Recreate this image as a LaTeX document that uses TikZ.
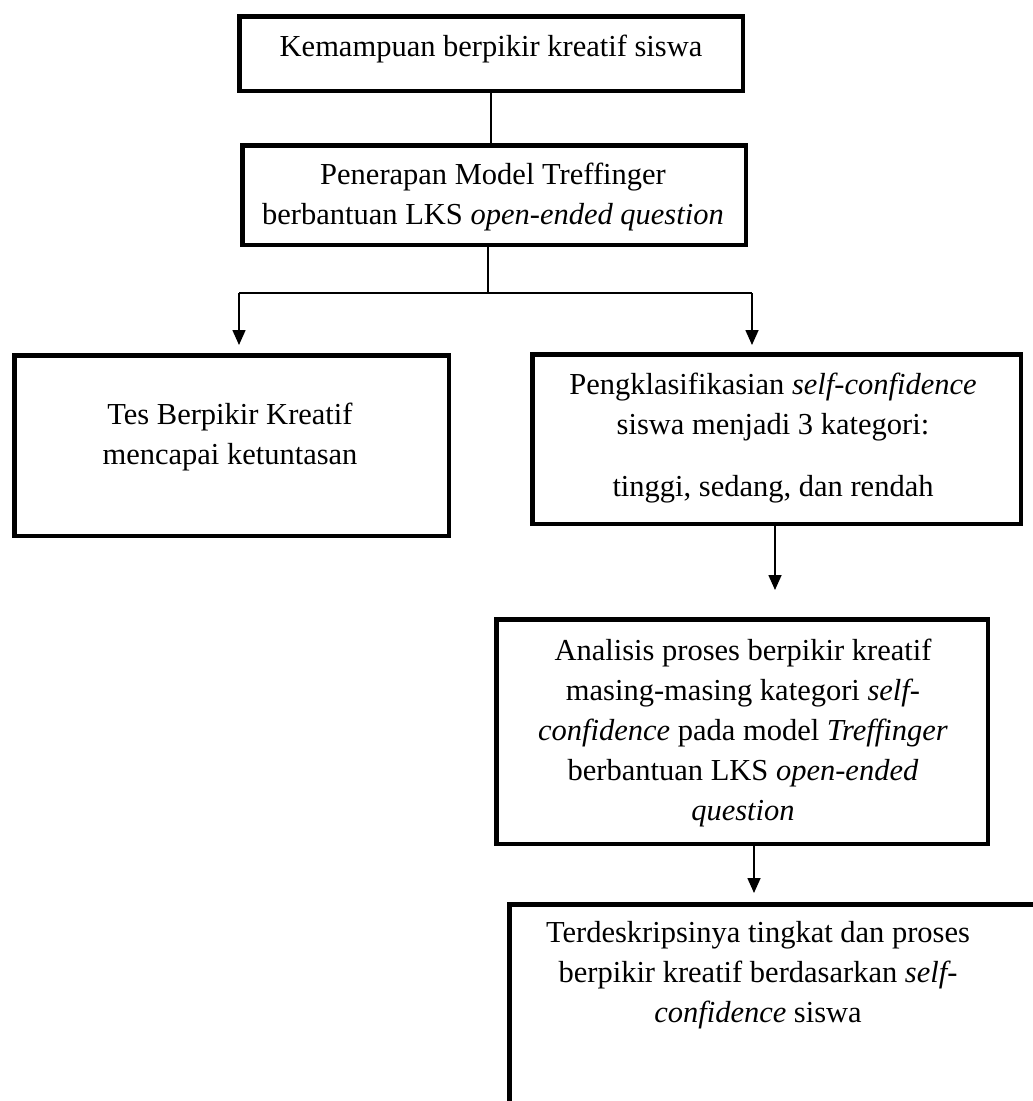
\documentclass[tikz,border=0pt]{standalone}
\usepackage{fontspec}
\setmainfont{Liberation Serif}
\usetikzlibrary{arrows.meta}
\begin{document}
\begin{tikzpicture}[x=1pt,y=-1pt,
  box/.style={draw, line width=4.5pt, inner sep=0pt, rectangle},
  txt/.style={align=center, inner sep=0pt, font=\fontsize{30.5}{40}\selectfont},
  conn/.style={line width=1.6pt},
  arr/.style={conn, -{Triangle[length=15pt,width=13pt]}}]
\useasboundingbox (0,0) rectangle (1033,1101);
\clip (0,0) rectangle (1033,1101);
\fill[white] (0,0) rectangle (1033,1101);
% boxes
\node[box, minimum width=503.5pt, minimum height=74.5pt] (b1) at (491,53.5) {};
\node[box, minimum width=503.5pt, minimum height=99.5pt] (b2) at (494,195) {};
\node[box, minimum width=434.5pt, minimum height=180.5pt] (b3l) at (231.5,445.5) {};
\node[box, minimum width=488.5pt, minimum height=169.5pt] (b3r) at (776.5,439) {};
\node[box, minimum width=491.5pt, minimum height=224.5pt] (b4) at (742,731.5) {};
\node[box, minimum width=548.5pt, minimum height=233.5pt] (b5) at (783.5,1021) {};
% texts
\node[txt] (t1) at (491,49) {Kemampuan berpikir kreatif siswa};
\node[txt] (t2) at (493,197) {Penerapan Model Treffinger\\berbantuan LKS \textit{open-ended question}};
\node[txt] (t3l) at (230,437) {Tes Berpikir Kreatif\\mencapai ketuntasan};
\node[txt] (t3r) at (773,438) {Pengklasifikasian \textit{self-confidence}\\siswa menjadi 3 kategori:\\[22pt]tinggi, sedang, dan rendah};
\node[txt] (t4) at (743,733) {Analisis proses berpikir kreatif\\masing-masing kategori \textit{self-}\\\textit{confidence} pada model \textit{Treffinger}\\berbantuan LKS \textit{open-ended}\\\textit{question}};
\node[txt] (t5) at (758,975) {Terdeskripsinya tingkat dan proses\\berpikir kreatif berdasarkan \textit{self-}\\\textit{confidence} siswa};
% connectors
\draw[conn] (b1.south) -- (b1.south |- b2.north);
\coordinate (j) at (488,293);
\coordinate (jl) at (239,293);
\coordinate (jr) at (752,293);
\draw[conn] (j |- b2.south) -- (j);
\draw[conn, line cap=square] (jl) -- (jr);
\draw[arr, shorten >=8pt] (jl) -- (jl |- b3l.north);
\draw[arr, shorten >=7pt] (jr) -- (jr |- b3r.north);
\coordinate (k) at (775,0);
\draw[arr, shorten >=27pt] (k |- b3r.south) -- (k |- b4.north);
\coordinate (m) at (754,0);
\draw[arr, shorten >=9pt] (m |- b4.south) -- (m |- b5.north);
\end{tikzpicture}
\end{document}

....

Quote the material in full and exactly; do not carry over its pictures.

The result →
Recreate this image as a LaTeX document that uses TikZ.
\documentclass[tikz,border=0pt]{standalone}
\usepackage{fontspec}
\setmainfont{Liberation Serif}
\usetikzlibrary{arrows.meta}
\begin{document}
\begin{tikzpicture}[x=1pt,y=-1pt,
  box/.style={draw, line width=4.5pt, inner sep=0pt, rectangle},
  txt/.style={align=center, inner sep=0pt, font=\fontsize{30.5}{40}\selectfont},
  conn/.style={line width=1.6pt},
  arr/.style={conn, -{Triangle[length=15pt,width=13pt]}}]
\useasboundingbox (0,0) rectangle (1033,1101);
\clip (0,0) rectangle (1033,1101);
\fill[white] (0,0) rectangle (1033,1101);
% boxes
\node[box, minimum width=503.5pt, minimum height=74.5pt] (b1) at (491,53.5) {};
\node[box, minimum width=503.5pt, minimum height=99.5pt] (b2) at (494,195) {};
\node[box, minimum width=434.5pt, minimum height=180.5pt] (b3l) at (231.5,445.5) {};
\node[box, minimum width=488.5pt, minimum height=169.5pt] (b3r) at (776.5,439) {};
\node[box, minimum width=491.5pt, minimum height=224.5pt] (b4) at (742,731.5) {};
\node[box, minimum width=548.5pt, minimum height=233.5pt] (b5) at (783.5,1021) {};
% texts
\node[txt] (t1) at (491,49) {Kemampuan berpikir kreatif siswa};
\node[txt] (t2) at (493,197) {Penerapan Model Treffinger\\berbantuan LKS \textit{open-ended question}};
\node[txt] (t3l) at (230,437) {Tes Berpikir Kreatif\\mencapai ketuntasan};
\node[txt] (t3r) at (773,438) {Pengklasifikasian \textit{self-confidence}\\siswa menjadi 3 kategori:\\[22pt]tinggi, sedang, dan rendah};
\node[txt] (t4) at (743,733) {Analisis proses berpikir kreatif\\masing-masing kategori \textit{self-}\\\textit{confidence} pada model \textit{Treffinger}\\berbantuan LKS \textit{open-ended}\\\textit{question}};
\node[txt] (t5) at (758,975) {Terdeskripsinya tingkat dan proses\\berpikir kreatif berdasarkan \textit{self-}\\\textit{confidence} siswa};
% connectors
\draw[conn] (b1.south) -- (b1.south |- b2.north);
\coordinate (j) at (488,293);
\coordinate (jl) at (239,293);
\coordinate (jr) at (752,293);
\draw[conn] (j |- b2.south) -- (j);
\draw[conn, line cap=square] (jl) -- (jr);
\draw[arr, shorten >=8pt] (jl) -- (jl |- b3l.north);
\draw[arr, shorten >=7pt] (jr) -- (jr |- b3r.north);
\coordinate (k) at (775,0);
\draw[arr, shorten >=27pt] (k |- b3r.south) -- (k |- b4.north);
\coordinate (m) at (754,0);
\draw[arr, shorten >=9pt] (m |- b4.south) -- (m |- b5.north);
\end{tikzpicture}
\end{document}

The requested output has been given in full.